Por fim, deixo um poema de minha autoria. O primeiro e até o momento, único. Só o escrevi porque sinto ter me ocorrido a inspiração para isso. Sinta-se livre para criticá-lo. Você é a pessoa mais indicada para isso. Também mando um dos poemas que mais gosto, de autoria do meu ídolo, Carlos Drummond de Andrade. Assim como nossos encontros me serviram de "start up", espero que algum deles lhe sirva para aguçar em você esta incrível sensação que também percebo agora.
Do seu amigo,
Poeta Mudo.
Praça dos Horrores (amador)
Caminhando pela praça dos horrores,
Seguindo pela rua das desilusões, eu lhe avistei
Parecia uma lua a reluzir sobre todas as criaturas do pântano
E fui então enfeitiçado por este astro em forma humana
Sabia o quanto era improvável este encantamento
E por vezes me julguei inferior
Queria ser astro,
Queria brilhar sobre os seres
Que habitam este universo
Mas a realidade se apressou
E me mostrou que só existe uma lua,
Alva e a brilhar no céu
Então o dia veio,
E trouxe com ele suas revelações
E eu revelei a minha mentira
E graças a ela descobri a sua falsa verdade
E pude perceber com horror
A lama também existente em seu rosto
A mesma lama que existe
Em todas as criaturas que habitam o pântano
Da praça dos horrores.
Amar – Carlos Drummond de Andrade
Que pode uma criatura senão,
Senão entre criaturas, amar?
Amar e esquecer,
Amar e esquecer
Amar e malamar,
Amar, desamar, amar?
Sempre, e até de olhos vidrados, amar?
Que pode, pergunto o ser amoroso
Sozinho, em rotação universal, senão
Rodar também, e amar?
Amar o que o mar traz a praia,
O que ele sepulta, e o que na brisa marinha
É sal, ou precisão de amor, ou simples ânsia?

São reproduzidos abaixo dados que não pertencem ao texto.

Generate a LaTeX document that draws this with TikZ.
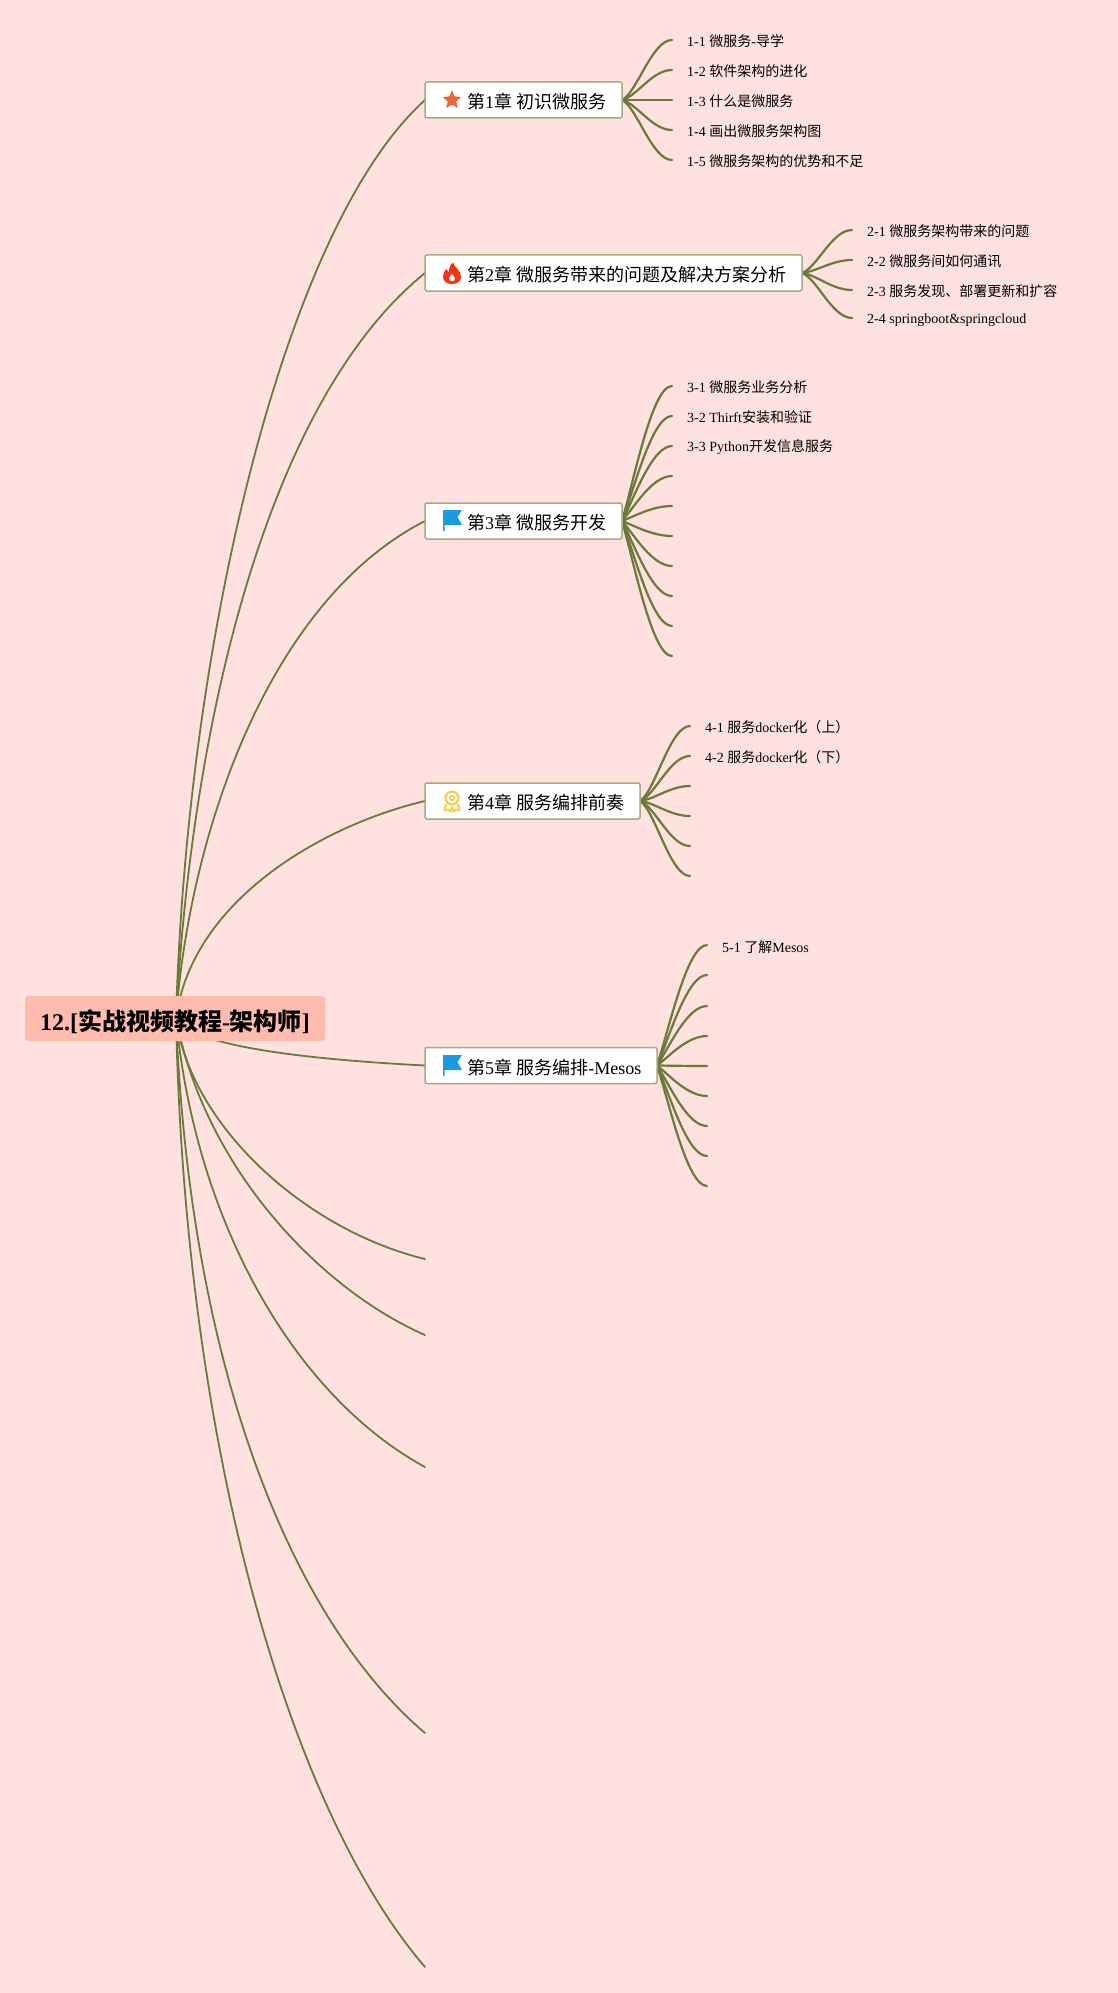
\documentclass[tikz,border=0pt]{standalone}
\usepackage{fontspec}
\setmainfont{Liberation Serif}
\newfontfamily\cjk{Noto Sans CJK SC}
\newcommand{\zh}[1]{{\cjk #1}}
\usetikzlibrary{backgrounds}
\definecolor{bgpink}{RGB}{255,225,224}
\definecolor{rootfill}{RGB}{255,188,174}
\definecolor{olive}{RGB}{107,122,58}
\definecolor{boxline}{RGB}{170,168,130}
\definecolor{flagblue}{RGB}{26,155,224}
\definecolor{starorange}{RGB}{232,104,58}
\definecolor{flamered}{RGB}{250,48,20}
\definecolor{medalyellow}{RGB}{250,205,70}
\tikzset{
  rootbox/.style={fill=rootfill,rounded corners=3pt,outer sep=0pt,minimum width=300pt,minimum height=45pt,inner sep=0pt,font=\fontsize{24}{28}\selectfont\bfseries},
  chapbox/.style={draw=boxline,fill=white,line width=1.5pt,rounded corners=2pt,outer sep=0pt,anchor=west,minimum height=36pt,inner xsep=0pt,inner ysep=0pt,text width=#1,align=left,font=\fontsize{18}{22}\selectfont},
  leaf/.style={anchor=west,inner sep=0pt,font=\fontsize{14}{17}\selectfont},
  branch/.style={draw=olive,line width=1.8pt,line cap=round},
  twig/.style={draw=olive,line width=2.2pt,line cap=round},
}
\newcommand{\chaptxt}[1]{\hspace*{42pt}\raisebox{-8.6pt}[0pt][0pt]{#1}}
\newcommand{\gap}{\hspace{4.4pt}}
\begin{document}
\begin{tikzpicture}[x=1pt,y=-1pt]
\useasboundingbox (0,0) rectangle (1118,1993);
\begin{scope}[on background layer]
\fill[bgpink] (0,0) rectangle (1118,1993);
\end{scope}
% root
\node[rootbox] (root) at (175,1018.5) {\raisebox{-12pt}[0pt][0pt]{12.[\zh{实战视频教程}-\zh{架构师}]}};
% chapters
\node[chapbox=197pt] (c1) at (425,100) {\chaptxt{\zh{第}1\zh{章}\gap\zh{初识微服务}}};
\node[chapbox=377pt] (c2) at (425,273) {\chaptxt{\zh{第}2\zh{章}\gap\zh{微服务带来的问题及解决方案分析}}};
\node[chapbox=197pt] (c3) at (425,521) {\chaptxt{\zh{第}3\zh{章}\gap\zh{微服务开发}}};
\node[chapbox=215pt] (c4) at (425,801) {\chaptxt{\zh{第}4\zh{章}\gap\zh{服务编排前奏}}};
\node[chapbox=232pt] (c5) at (425,1065.5) {\chaptxt{\zh{第}5\zh{章}\gap\zh{服务编排}-Mesos}};
% free ends of the empty chapters
\coordinate (c6) at (425,1259);
\coordinate (c7) at (425,1335);
\coordinate (c8) at (425,1467);
\coordinate (c9) at (425,1733);
\coordinate (c10) at (425,1967);
\coordinate (hub) at (176,1018);
% leaves
\node[leaf] (l11) at (687,41) {1-1 \zh{微服务}-\zh{导学}};
\node[leaf] (l12) at (687,71) {1-2 \zh{软件架构的进化}};
\node[leaf] (l13) at (687,101) {1-3 \zh{什么是微服务}};
\node[leaf] (l14) at (687,131) {1-4 \zh{画出微服务架构图}};
\node[leaf] (l15) at (687,161) {1-5 \zh{微服务架构的优势和不足}};
\node[leaf] (l21) at (867,231) {2-1 \zh{微服务架构带来的问题}};
\node[leaf] (l22) at (867,261) {2-2 \zh{微服务间如何通讯}};
\node[leaf] (l23) at (867,291) {2-3 \zh{服务发现、部署更新和扩容}};
\node[leaf] (l24) at (867,320.5) {2-4 springboot\&springcloud};
\node[leaf] (l31) at (687,387) {3-1 \zh{微服务业务分析}};
\node[leaf] (l32) at (687,417) {3-2 Thirft\zh{安装和验证}};
\node[leaf] (l33) at (687,447) {3-3 Python\zh{开发信息服务}};
\node[leaf] (l41) at (705,727) {4-1 \zh{服务}docker\zh{化（上）}};
\node[leaf] (l42) at (705,757) {4-2 \zh{服务}docker\zh{化（下）}};
\node[leaf] (l51) at (722,947) {5-1 \zh{了解}Mesos};
% icons
\fill[rounded corners=0.8pt,starorange]
  (452,90) -- (454.6,96.5) -- (461.5,97) -- (456.2,101.4) -- (458,108.2) -- (452,104.5) -- (446,108.2) -- (447.8,101.4) -- (442.5,97) -- (449.4,96.5) -- cycle;
\fill[flamered,even odd rule]
  (453,262.5) .. controls (454,267) and (461,270) .. (461,277) .. controls (461,281.5) and (457,284) .. (452,284) .. controls (447,284) and (443,281.5) .. (443,276.5) .. controls (443,273) and (445,271) .. (446.5,268.5) .. controls (447,270.5) and (448,271.5) .. (449,272) .. controls (449,268) and (450,265) .. (453,262.5) -- cycle
  (452,281.5) .. controls (450,281.5) and (449,280) .. (449,278.5) .. controls (449,277) and (451,275.5) .. (452,273.5) .. controls (453,275.5) and (455,277) .. (455,278.5) .. controls (455,280) and (454,281.5) .. (452,281.5) -- cycle;
\foreach \n/\y in {3/510,5/1055}{
  \fill[flagblue] (443,\y) -- (462,\y) -- (457.5,\y+7) -- (462,\y+15) -- (444.5,\y+15) -- (444.5,\y+21) -- (443,\y+21) -- cycle;
}
\begin{scope}[draw=medalyellow]
\draw[line width=2pt] (452,798) circle (6.5);
\draw[line width=1.6pt] (452,798) circle (2.2);
\draw[line width=2pt,line join=round] (446,804) -- (444.5,810.5) -- (448,809.5) -- (450.5,811.5) -- (452,807) -- (453.5,811.5) -- (456,809.5) -- (459.5,810.5) -- (458,804);
\end{scope}
% connectors
\begin{scope}[on background layer]
\draw[branch] (hub) .. controls (187,640) and (285,226) .. (c1.west);
\draw[branch] (hub) .. controls (192,720) and (268,400) .. (c2.west);
\draw[branch] (hub) .. controls (190,830) and (270,600) .. (c3.west);
\draw[branch] (hub) .. controls (192,900) and (323,825) .. (c4.west);
\draw[branch] (hub) .. controls (192,1048) and (320,1060) .. (c5.west);
\draw[branch] (hub) .. controls (190,1125) and (305,1230) .. (c6);
\draw[branch] (hub) .. controls (205,1170) and (322,1290) .. (c7);
\draw[branch] (hub) .. controls (195,1220) and (293,1395) .. (c8);
\draw[branch] (hub) .. controls (190,1370) and (292,1620) .. (c9);
\draw[branch] (hub) .. controls (185,1450) and (290,1810) .. (c10);
\foreach \i/\y in {1/40,2/70,3/100,4/130,5/160}{
  \coordinate (e1\i) at (672,\y);
  \draw[twig] (c1.east) .. controls +(15,{0.12*(\y-100)}) and +(-20,0) .. (e1\i);
}
\foreach \i/\y in {1/230,2/260,3/290,4/318}{
  \coordinate (e2\i) at (852,\y);
  \draw[twig] (c2.east) .. controls +(15,{0.12*(\y-273)}) and +(-20,0) .. (e2\i);
}
\foreach \i/\y in {1/386,2/416,3/446,4/476,5/506,6/536,7/566,8/596,9/626,10/656}{
  \coordinate (e3\i) at (672,\y);
  \draw[twig] (c3.east) .. controls +(12,{0.3*(\y-521)}) and +(-20,0) .. (e3\i);
}
\foreach \i/\y in {1/726,2/756,3/786,4/816,5/846,6/876}{
  \coordinate (e4\i) at (690,\y);
  \draw[twig] (c4.east) .. controls +(15,{0.12*(\y-801)}) and +(-20,0) .. (e4\i);
}
\foreach \i/\y in {1/945,2/975,3/1006,4/1036,5/1066,6/1096,7/1126,8/1156,9/1186}{
  \coordinate (e5\i) at (707,\y);
  \draw[twig] (c5.east) .. controls +(12,{0.3*(\y-1065.5)}) and +(-20,0) .. (e5\i);
}
\end{scope}
\end{tikzpicture}
\end{document}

Amar solenemente as palmas do deserto,
O que é entrega ou adoração expectante,
E amar o inóspito, o áspero,
Um vaso sem flor, um chão de ferro,
E o peito inerte, e a rua vista em sonho, e uma ave de rapina.
Este o nosso destino: amor sem conta,
Distribuído pelas coisas pérfidas ou nulas,
Doação ilimitada a uma completa ingratidão,
E na concha vazia do amor a procura medrosa,
Paciente, de mais e mais amor.
Amar a nossa falta mesma de amor, e na secura nossa
Amar a água implícita, e o beijo tácito, e a sede infinita.